Mali i Velës (lit. 'Sail Mountain') is a massif in northwestern Albania, part of the Skanderbeg Mountains range. It rises to an elevation of 1172 m above sea level, visible from the coastal lowlands of Lezhë municipality.

==Geology==
Mali i Velës breaks up into a series of narrow ridges that gradually descend toward the Fan Gorge. Its main ridge is composed of Triassic–Jurassic limestone, while the eastern section is built of terrigenous deposits dating from the Late Cretaceous and Paleogene. This alternation of more resistant and weaker rock units produces a stepped relief, characterized by numerous cuestas with predominantly west-facing fronts.

==Biodiversity==
The mountain slopes are largely covered by deciduous shrubs and oak forests, locally mixed with conifer stands. Medicinal and aromatic plant species are widely abundant and expansive chestnut groves are found in the village of Rreja e Velës.

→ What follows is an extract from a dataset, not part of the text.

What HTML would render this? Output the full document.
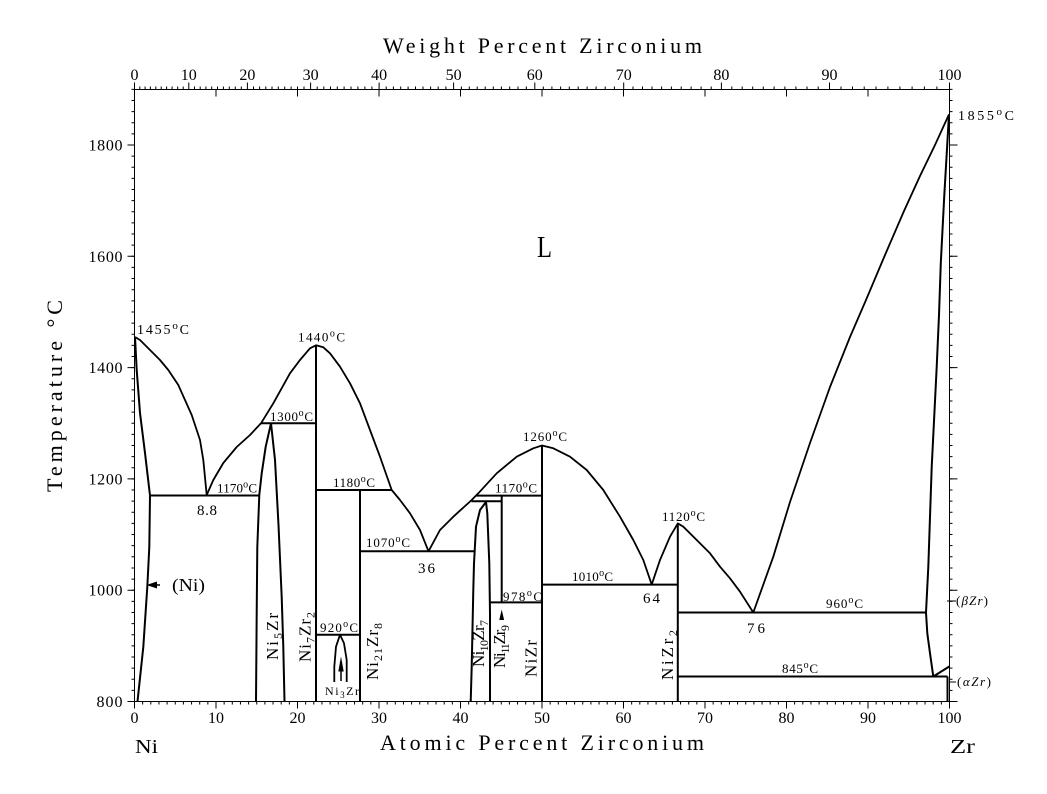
<!DOCTYPE html>
<html><head><meta charset="utf-8"><style>html,body{margin:0;padding:0;background:#fff}svg{display:block}</style></head>
<body>
<svg width="1047" height="794" viewBox="0 0 1047 794" xmlns="http://www.w3.org/2000/svg" font-family="'Liberation Serif', serif" fill="#000">
<rect x="0" y="0" width="1047" height="794" fill="#fff"/>
<rect x="134.5" y="89.5" width="815" height="612" fill="none" stroke="#000" stroke-width="1"/>
<g stroke="#000" fill="none">
  <line x1="133" y1="88.85" x2="133" y2="702.5" stroke-width="3" stroke-dasharray="1 10.13"/>
  <line x1="951" y1="88.85" x2="951" y2="702.5" stroke-width="3" stroke-dasharray="1 10.13"/>
  <line x1="134" y1="703" x2="951" y2="703" stroke-width="3" stroke-dasharray="1 7.15"/>
  <g stroke-width="1">
    <path d="M127.5,701.5H134.5M127.5,590.2H134.5M127.5,478.9H134.5M127.5,367.6H134.5M127.5,256.3H134.5M127.5,145H134.5"/>
    <path d="M949.5,701.5H957.5M949.5,590.2H957.5M949.5,478.9H957.5M949.5,367.6H957.5M949.5,256.3H957.5M949.5,145H957.5"/>
    <path d="M134.5,701.5V708.5M216,701.5V708.5M297.5,701.5V708.5M379,701.5V708.5M460.5,701.5V708.5M542,701.5V708.5M623.5,701.5V708.5M705,701.5V708.5M786.5,701.5V708.5M868,701.5V708.5M949.5,701.5V708.5"/>
    <path d="M216,89.5V96.5M297.5,89.5V96.5M379,89.5V96.5M460.5,89.5V96.5M542,89.5V96.5M623.5,89.5V96.5M705,89.5V96.5M786.5,89.5V96.5M868,89.5V96.5"/>
    <path d="M134.5,89.5V82.5M188.8,89.5V82.5M247.4,89.5V82.5M310.6,89.5V82.5M379.1,89.5V82.5M453.6,89.5V82.5M534.8,89.5V82.5M623.7,89.5V82.5M721.4,89.5V82.5M829.5,89.5V82.5M949.5,89.5V82.5"/>
    <path d="M139.8,89.5v-3M145.1,89.5v-3M150.4,89.5v-3M155.8,89.5v-3M161.2,89.5v-3M166.6,89.5v-3M172.1,89.5v-3M177.7,89.5v-3M183.2,89.5v-3
M194.5,89.5v-3M200.2,89.5v-3M205.9,89.5v-3M211.7,89.5v-3M217.5,89.5v-3M223.4,89.5v-3M229.3,89.5v-3M235.3,89.5v-3M241.3,89.5v-3
M253.5,89.5v-3M259.6,89.5v-3M265.8,89.5v-3M272,89.5v-3M278.3,89.5v-3M284.7,89.5v-3M291.1,89.5v-3M297.5,89.5v-3M304,89.5v-3
M317.2,89.5v-3M323.8,89.5v-3M330.5,89.5v-3M337.3,89.5v-3M344.1,89.5v-3M351,89.5v-3M357.9,89.5v-3M364.9,89.5v-3M371.9,89.5v-3
M386.2,89.5v-3M393.4,89.5v-3M400.7,89.5v-3M408.1,89.5v-3M415.5,89.5v-3M423,89.5v-3M430.6,89.5v-3M438.2,89.5v-3M445.9,89.5v-3
M461.4,89.5v-3M469.3,89.5v-3M477.2,89.5v-3M485.2,89.5v-3M493.3,89.5v-3M501.4,89.5v-3M509.7,89.5v-3M518,89.5v-3M526.3,89.5v-3
M543.3,89.5v-3M551.9,89.5v-3M560.6,89.5v-3M569.3,89.5v-3M578.2,89.5v-3M587.1,89.5v-3M596.1,89.5v-3M605.2,89.5v-3M614.4,89.5v-3
M633,89.5v-3M642.5,89.5v-3M652,89.5v-3M661.6,89.5v-3M671.4,89.5v-3M681.2,89.5v-3M691.1,89.5v-3M701.1,89.5v-3M711.2,89.5v-3
M731.8,89.5v-3M742.2,89.5v-3M752.7,89.5v-3M763.3,89.5v-3M774.1,89.5v-3M784.9,89.5v-3M795.9,89.5v-3M807,89.5v-3M818.2,89.5v-3
M841,89.5v-3M852.5,89.5v-3M864.2,89.5v-3M876,89.5v-3M887.9,89.5v-3M899.9,89.5v-3M912.1,89.5v-3M924.4,89.5v-3M936.9,89.5v-3"/>
  </g>
</g>

<g stroke="#000" fill="none" stroke-width="2" stroke-linejoin="round" stroke-linecap="butt">
  <path stroke-width="1.8" d="M135,337 L140,340 L150,350 L160,360 L168.3,370 L178.3,385 L185,400 L191.7,415 L196.7,430 L200,440 L203.3,460 L206.7,495"/>
  <path d="M135,337 L136.7,370 L140,413 L145,453 L150,495.5 L149.3,547 L147.3,587 L143.3,647 L137.5,701.5"/>
  <path d="M150,495.5 H259.3"/>
  <path stroke-width="1.8" d="M206.7,495 L213.3,480 L223.3,463 L236.7,447 L250,435 L261,423.3 L273.3,403.3 L290,373.3 L300,360 L310,348.3 L316,345.3 L323.3,347.3 L330,353.3 L340,366.7 L350,383.3 L360,403.3 L370,430 L380,456.7 L391.7,490 L400,500 L410,513.3 L420,530 L428.5,551.3"/>
  <path d="M261,423.3 H316"/>
  <path d="M271,423.3 L265.7,446.7 L261.7,473.3 L259.3,495 L257.3,547 L256.7,613 L256,701.5"/>
  <path d="M271,423.3 L275,460 L278.5,525 L281.7,597 L283.3,647 L284.5,701.5"/>
  <path d="M316,345.3 V701.5"/>
  <path d="M316,490 H391.7"/>
  <path d="M360,490 V701.5"/>
  <path d="M360,551.3 H474.5"/>
  <path d="M316,634.7 H360"/>
  <path stroke-width="1.8" d="M334.3,682 L334.3,666.7 L336,646.7 L340,634.7 L344,643.3 L346.7,660 L346.7,682"/>
  <path stroke-width="1.8" d="M428.5,551.3 L440,530 L453.3,516.7 L471.7,500 L478.3,493.3 L496.7,473.3 L516.7,456.7 L533.3,448.3 L542,445.5 L553.3,448.3 L570,456.7 L586.7,470 L603.3,490 L620,516.7 L633.3,540 L643.3,560 L651.7,584.6 L660,560 L670,536.7 L677.8,523.4 L683.3,526.7 L696.7,540 L710,553.3 L720,566.7 L730,578.3 L740,591.7 L753.3,612.5"/>
  <path d="M476.5,495.6 H542"/>
  <path d="M471.5,501.2 H501.7"/>
  <path d="M501.7,495.6 V602.4"/>
  <path d="M490,602.4 H542"/>
  <path d="M486,502 L480,510 L476,526.7 L474,563.3 L473.3,590 L471.7,666.7 L470.7,701.5"/>
  <path d="M486,502 L487.3,513.3 L489.3,563.3 L490,613 L490,701.5"/>
  <path d="M542,445.5 V701.5"/>
  <path d="M542,584.6 H677.8"/>
  <path d="M677.8,523.4 V701.5"/>
  <path d="M677.8,612.5 H926"/>
  <path stroke-width="1.8" d="M753.3,612.5 L773.3,556.7 L790,502 L810,443 L830,387 L850,337 L866,300 L885,255 L904,211 L920,176 L935,145 L949,114.4"/>
  <path d="M949,114.4 L944.2,197 L940.8,263 L939,315 L936.7,367 L931.7,467 L928.3,567 L926,612.5 L927.3,633.3 L930,653.3 L933.3,676.5"/>
  <path d="M677.8,676.5 H947.5"/>
  <path d="M933.3,676.5 L949.5,666.4"/>
  <path d="M947.5,676.5 V701.5"/>
</g>

<g stroke="#000" stroke-width="1.5" fill="#000">
  <path d="M149,585 H160" fill="none"/>
  <polygon points="146.5,585 157,581.5 157,588.5" stroke="none"/>
  <path d="M341,681 V665" fill="none"/>
  <polygon points="341,656.5 338.3,671.5 343.7,671.5" stroke="none"/>
  <polygon points="501.7,609.5 499.3,620 504.1,620" stroke="none"/>
  <path d="M947,601 H956" fill="none" stroke-width="1"/>
  <path d="M950,682 H956" fill="none" stroke-width="1"/>
</g>

<text x="383" y="53" font-size="22" textLength="319" lengthAdjust="spacing">Weight Percent Zirconium</text>
<text x="380" y="750" font-size="22" textLength="324" lengthAdjust="spacing">Atomic Percent Zirconium</text>
<text transform="translate(62,492) rotate(-90)" font-size="22" textLength="192" lengthAdjust="spacing">Temperature °C</text>

<g font-size="16" text-anchor="middle">
  <text x="134.5" y="80">0</text>
  <text x="188.8" y="80">10</text>
  <text x="247.4" y="80">20</text>
  <text x="310.6" y="80">30</text>
  <text x="379.1" y="80">40</text>
  <text x="453.6" y="80">50</text>
  <text x="534.8" y="80">60</text>
  <text x="623.7" y="80">70</text>
  <text x="721.4" y="80">80</text>
  <text x="829.5" y="80">90</text>
  <text x="949.5" y="80">100</text>
</g>
<g font-size="16" text-anchor="middle">
  <text x="134.5" y="723">0</text>
  <text x="216" y="723">10</text>
  <text x="297.5" y="723">20</text>
  <text x="379" y="723">30</text>
  <text x="460.5" y="723">40</text>
  <text x="542" y="723">50</text>
  <text x="623.5" y="723">60</text>
  <text x="705" y="723">70</text>
  <text x="786.5" y="723">80</text>
  <text x="868" y="723">90</text>
  <text x="949.5" y="723">100</text>
</g>
<g font-size="16" text-anchor="end">
  <text x="122.5" y="707" textLength="26" lengthAdjust="spacing">800</text>
  <text x="122.5" y="595.7" textLength="34" lengthAdjust="spacing">1000</text>
  <text x="122.5" y="484.4" textLength="34" lengthAdjust="spacing">1200</text>
  <text x="122.5" y="373" textLength="34" lengthAdjust="spacing">1400</text>
  <text x="122.5" y="261.8" textLength="34" lengthAdjust="spacing">1600</text>
  <text x="122.5" y="150.5" textLength="34" lengthAdjust="spacing">1800</text>
</g>

<text x="135" y="753" font-size="20" textLength="23" lengthAdjust="spacingAndGlyphs">Ni</text>
<text x="950" y="753" font-size="20" textLength="25" lengthAdjust="spacingAndGlyphs">Zr</text>
<text x="537" y="257" font-size="31" textLength="15" lengthAdjust="spacingAndGlyphs">L</text>
<text x="172" y="591" font-size="18" textLength="33" lengthAdjust="spacingAndGlyphs">(Ni)</text>

<g font-size="13">
  <text x="137" y="334" font-size="14" textLength="52">1455<tspan font-size="11" dy="-5">o</tspan><tspan dy="5">C</tspan></text>
  <text x="958" y="120" font-size="14" textLength="56">1855<tspan font-size="11" dy="-5">o</tspan><tspan dy="5">C</tspan></text>
  <text x="298" y="341.5" textLength="47">1440<tspan font-size="10" dy="-5">o</tspan><tspan dy="5">C</tspan></text>
  <text x="270" y="421" textLength="43">1300<tspan font-size="10" dy="-5">o</tspan><tspan dy="5">C</tspan></text>
  <text x="217" y="492.5" textLength="40">1170<tspan font-size="10" dy="-5">o</tspan><tspan dy="5">C</tspan></text>
  <text x="333" y="487" textLength="42">1180<tspan font-size="10" dy="-5">o</tspan><tspan dy="5">C</tspan></text>
  <text x="366" y="547" textLength="44">1070<tspan font-size="10" dy="-5">o</tspan><tspan dy="5">C</tspan></text>
  <text x="523" y="441" textLength="44">1260<tspan font-size="10" dy="-5">o</tspan><tspan dy="5">C</tspan></text>
  <text x="495" y="492.5" textLength="42">1170<tspan font-size="10" dy="-5">o</tspan><tspan dy="5">C</tspan></text>
  <text x="503" y="601" textLength="39">978<tspan font-size="10" dy="-5">o</tspan><tspan dy="5">C</tspan></text>
  <text x="572" y="581" textLength="41">1010<tspan font-size="10" dy="-5">o</tspan><tspan dy="5">C</tspan></text>
  <text x="662" y="521" textLength="43">1120<tspan font-size="10" dy="-5">o</tspan><tspan dy="5">C</tspan></text>
  <text x="826" y="608" textLength="37">960<tspan font-size="10" dy="-5">o</tspan><tspan dy="5">C</tspan></text>
  <text x="782" y="673" textLength="36">845<tspan font-size="10" dy="-5">o</tspan><tspan dy="5">C</tspan></text>
  <text x="320" y="632" textLength="38">920<tspan font-size="10" dy="-5">o</tspan><tspan dy="5">C</tspan></text>
</g>
<g font-size="15">
  <text x="197" y="515" textLength="20">8.8</text>
  <text x="418" y="573" textLength="17">36</text>
  <text x="643" y="603" textLength="17">64</text>
  <text x="747" y="633" textLength="18">76</text>
</g>

<text x="956" y="605" font-size="13" textLength="32">(<tspan font-style="italic">βZr</tspan>)</text>
<text x="957" y="686" font-size="13" textLength="34">(<tspan font-style="italic">αZr</tspan>)</text>

<text x="325" y="695" font-size="12" textLength="34">Ni<tspan font-size="9" dy="3">3</tspan><tspan dy="-3">Zr</tspan></text>

<g font-size="17">
  <text transform="translate(278,660) rotate(-90)" textLength="47">Ni<tspan font-size="12" dy="4">5</tspan><tspan dy="-4">Zr</tspan></text>
  <text transform="translate(310.5,662) rotate(-90)" textLength="50">Ni<tspan font-size="12" dy="4">7</tspan><tspan dy="-4">Zr</tspan><tspan font-size="12" dy="4">2</tspan></text>
  <text transform="translate(378,680) rotate(-90)" textLength="57">Ni<tspan font-size="12" dy="4">21</tspan><tspan dy="-4">Zr</tspan><tspan font-size="12" dy="4">8</tspan></text>
  <text transform="translate(484,667) rotate(-90)" textLength="47">Ni<tspan font-size="12" dy="4">10</tspan><tspan dy="-4">Zr</tspan><tspan font-size="12" dy="4">7</tspan></text>
  <text transform="translate(505,668) rotate(-90)" textLength="43">Ni<tspan font-size="12" dy="4">11</tspan><tspan dy="-4">Zr</tspan><tspan font-size="12" dy="4">9</tspan></text>
  <text transform="translate(536.5,677) rotate(-90)" textLength="37">NiZr</text>
  <text transform="translate(673,680) rotate(-90)" textLength="50">NiZr<tspan font-size="12" dy="4">2</tspan></text>
</g>
</svg>
</body></html>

The area experiences a Mediterranean climate with mild, wet winters and warm, dry summers.

==Attractions==
Mali i Velës forms part of the hiking and ecotourism network of the Rubik region, with routes offering panoramic views of its surroundings. The nearby village of Katund i Vjetër serves as an ecotourism center, providing traditional accommodation and local cuisine.

Settlements of this area feature numerous kulla-type tower houses, noted for their vernacular architecture and robust stone façades.

Each year, on the first Saturday of June, a pilgrimage takes place at Zoja e Velës, a Catholic shrine on the summit of the massif, with pilgrims climbing the steep limestone slopes to reach the sanctuary.